她绝对不能忍受任何人这样骂她的女儿,就算是开玩笑也不行,就算是他也不行!
就是因为当初住在纪家,有人这样骂过小安,她才会决定离开。
可是纪文豪完全弄不清楚状况,他站在门口,不再让她推着自己走,他要弄清楚是怎么回事?自己为什么又被讨厌了?“该死!小音,我说错了什么,做错了什么,你至少要告诉我啊!”
“你走!”
看着她如此激动,更看到被她抱在怀里的女儿受到极大的晃动,他深怕女儿受伤。“好!我走、我走!你小心小安,不要让她受伤。
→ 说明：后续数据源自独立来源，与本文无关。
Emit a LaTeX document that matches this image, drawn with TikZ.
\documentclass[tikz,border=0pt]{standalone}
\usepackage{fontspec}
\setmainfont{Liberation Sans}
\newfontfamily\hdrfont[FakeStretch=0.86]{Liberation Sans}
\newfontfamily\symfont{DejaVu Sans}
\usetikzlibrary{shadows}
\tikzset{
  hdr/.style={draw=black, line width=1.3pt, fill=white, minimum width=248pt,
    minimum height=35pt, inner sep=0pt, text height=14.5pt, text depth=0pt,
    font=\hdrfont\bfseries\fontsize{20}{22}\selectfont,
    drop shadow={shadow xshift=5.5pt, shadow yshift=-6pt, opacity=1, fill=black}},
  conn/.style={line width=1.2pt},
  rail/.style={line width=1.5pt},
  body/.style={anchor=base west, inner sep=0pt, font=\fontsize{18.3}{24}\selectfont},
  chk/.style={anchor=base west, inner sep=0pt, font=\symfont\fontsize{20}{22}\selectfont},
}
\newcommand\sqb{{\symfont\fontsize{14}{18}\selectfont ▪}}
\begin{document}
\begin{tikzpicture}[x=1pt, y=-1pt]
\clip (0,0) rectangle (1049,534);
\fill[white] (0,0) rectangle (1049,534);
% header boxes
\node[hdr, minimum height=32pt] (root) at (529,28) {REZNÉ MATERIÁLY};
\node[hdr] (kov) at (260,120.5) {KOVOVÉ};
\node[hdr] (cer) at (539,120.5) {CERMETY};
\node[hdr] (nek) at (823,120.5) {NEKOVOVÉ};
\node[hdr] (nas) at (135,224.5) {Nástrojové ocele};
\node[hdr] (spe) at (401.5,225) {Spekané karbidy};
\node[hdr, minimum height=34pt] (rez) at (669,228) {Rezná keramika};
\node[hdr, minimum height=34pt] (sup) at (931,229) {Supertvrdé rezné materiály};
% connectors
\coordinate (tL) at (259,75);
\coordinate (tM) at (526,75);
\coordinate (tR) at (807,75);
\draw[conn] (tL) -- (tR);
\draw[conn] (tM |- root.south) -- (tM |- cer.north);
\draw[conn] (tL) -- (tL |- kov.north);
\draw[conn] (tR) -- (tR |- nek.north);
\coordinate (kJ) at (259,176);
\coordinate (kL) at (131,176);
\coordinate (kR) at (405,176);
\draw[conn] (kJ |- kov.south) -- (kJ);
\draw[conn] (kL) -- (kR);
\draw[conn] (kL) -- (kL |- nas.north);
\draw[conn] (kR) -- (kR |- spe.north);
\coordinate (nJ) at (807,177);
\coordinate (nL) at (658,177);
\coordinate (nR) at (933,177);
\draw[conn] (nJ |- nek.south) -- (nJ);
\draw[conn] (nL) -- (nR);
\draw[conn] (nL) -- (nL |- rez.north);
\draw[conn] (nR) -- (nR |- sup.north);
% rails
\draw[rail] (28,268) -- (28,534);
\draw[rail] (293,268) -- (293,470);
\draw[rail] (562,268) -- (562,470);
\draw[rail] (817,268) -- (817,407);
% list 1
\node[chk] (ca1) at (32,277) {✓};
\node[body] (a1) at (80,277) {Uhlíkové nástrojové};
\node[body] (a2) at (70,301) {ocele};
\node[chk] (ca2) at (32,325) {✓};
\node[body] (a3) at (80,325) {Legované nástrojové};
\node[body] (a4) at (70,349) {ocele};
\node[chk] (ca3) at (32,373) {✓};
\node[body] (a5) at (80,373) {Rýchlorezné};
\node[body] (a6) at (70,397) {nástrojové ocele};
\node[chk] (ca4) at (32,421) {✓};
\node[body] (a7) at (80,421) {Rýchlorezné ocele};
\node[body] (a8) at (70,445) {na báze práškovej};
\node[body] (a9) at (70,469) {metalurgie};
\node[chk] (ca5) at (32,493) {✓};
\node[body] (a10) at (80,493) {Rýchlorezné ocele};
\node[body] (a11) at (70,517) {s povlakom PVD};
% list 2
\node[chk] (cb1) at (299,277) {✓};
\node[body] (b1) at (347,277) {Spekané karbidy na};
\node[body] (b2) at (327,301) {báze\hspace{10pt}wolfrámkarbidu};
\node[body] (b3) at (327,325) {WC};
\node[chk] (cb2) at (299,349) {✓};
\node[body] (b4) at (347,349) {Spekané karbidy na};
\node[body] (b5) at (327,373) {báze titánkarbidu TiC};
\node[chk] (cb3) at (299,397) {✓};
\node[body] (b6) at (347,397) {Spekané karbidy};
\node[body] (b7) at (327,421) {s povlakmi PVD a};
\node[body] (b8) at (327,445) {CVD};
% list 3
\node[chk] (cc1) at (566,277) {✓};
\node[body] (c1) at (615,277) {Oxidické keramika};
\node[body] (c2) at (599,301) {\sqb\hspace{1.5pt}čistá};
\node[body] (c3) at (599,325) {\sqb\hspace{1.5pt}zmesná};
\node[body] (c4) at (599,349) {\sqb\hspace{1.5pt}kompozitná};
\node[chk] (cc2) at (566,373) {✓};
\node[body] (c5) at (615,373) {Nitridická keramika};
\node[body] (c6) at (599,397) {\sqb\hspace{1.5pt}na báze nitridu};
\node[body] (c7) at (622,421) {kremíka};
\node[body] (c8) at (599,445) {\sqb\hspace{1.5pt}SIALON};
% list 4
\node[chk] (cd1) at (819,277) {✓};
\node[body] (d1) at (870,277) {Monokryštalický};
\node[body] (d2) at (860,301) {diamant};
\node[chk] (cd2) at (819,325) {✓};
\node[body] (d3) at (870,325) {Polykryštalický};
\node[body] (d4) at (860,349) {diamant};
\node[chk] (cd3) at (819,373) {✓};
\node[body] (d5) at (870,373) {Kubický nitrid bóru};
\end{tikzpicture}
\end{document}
”
谢诗音终于冷静下来,抱着女儿,泪水不能自已的掉落,“你走……”
纪文豪不解,只是心痛的看着她,任由她将大门关上,然后一个人站在门外,怀疑着、不解着。
而谢诗音抱着孩子坐在门前的地上不停哭泣着,小安很乖,每次妈妈哭的时候,总是乖乖的给妈妈抱着。
谢诗音知道自己反应过度,可是这么多年了,谁知道她陪着这样的女儿,心里的压力有多大?
她深怕别人发现这个孩子是这样的,深怕别人的嘲笑、深怕别人的轻视,深怕孩子会受伤,深怕……
她好累,真的好累……
@@@@@
自从上次这样不欢而散之后,纪文豪有一段时间不敢再来探视她,因为不解、因为害怕,也因为……对于这样的彼此,他好累了。
他真的想当面问她,是不是真的打算放弃彼此曾经走过的感情?是不是未来真的不再需要他?如果真是如此,那他也才知道自己该怎么做。
可是他舍不得,因为歉疚,更因为爱,他舍不得放手,舍不得埋葬年轻时最美好的一段感情。
这几年,他早已长大成熟,改变年轻时候放荡不羁的自己,回到了家族企业的羁绊;他已换下年轻时搞乐团最常穿的牛仔裤与T恤,改穿年轻企业家那一千零一套西装。
他说过,他不怀念那段追求浪漫与特立独行的时光,可是却常常想起当年跟她的相遇,脑海里记得当时她的模样——清纯中常着一丝成熟,每一句冷静的话语里总是充满着幽默,总让他哈哈大笑。
可是那样的她,现在已经找不到了。难道她长大了以后,就是变成这个样子吗?那个当年的她又去了哪里呢?
长大好烦,成熟也好烦,他不解她的改变,不解她为什么再也不复当年的轻松幽默,眉宇间总是染着一丝轻愁?
那天他再度来到这里看她,她的情绪平静了许多,至少见到他,再也没有像上次一样出现那种失控的反应。
不过老实说,他一直不懂自己做错了什么,还是说错了什么,这一点他一直纳闷。
她背着孩子在厨房忙着,纪文豪坐在客厅看东看西,心里还在安排着,过一阵子也住过来好了。
放她们母女两人独居,他不放心,尤其是那天谢诗音情绪失控后,他更觉得她身上存在着很大的疑惑,他想弄清楚。
就在他看着房屋四周,心里正在安排时,却在一旁的小桌子上看见散落着各种文件,他本来只是抱着随意的心情,当作打发消磨时间,但是拿起来一看,却立刻被上头的三个字给吸引住!
“启智班?!”纪文豪翻开那张类似传单的东西,上头介绍邻近国小附设的幼儿园新开设的启智班,由公立医院派医生、护士随班照顾,帮助智能不足的儿童学会生活技能……
他深吸一口气,看向厨房的方向,这时,插在牛皮纸袋下方还有一份文件,他又拿起来看,那是一份医院开立的文件证明。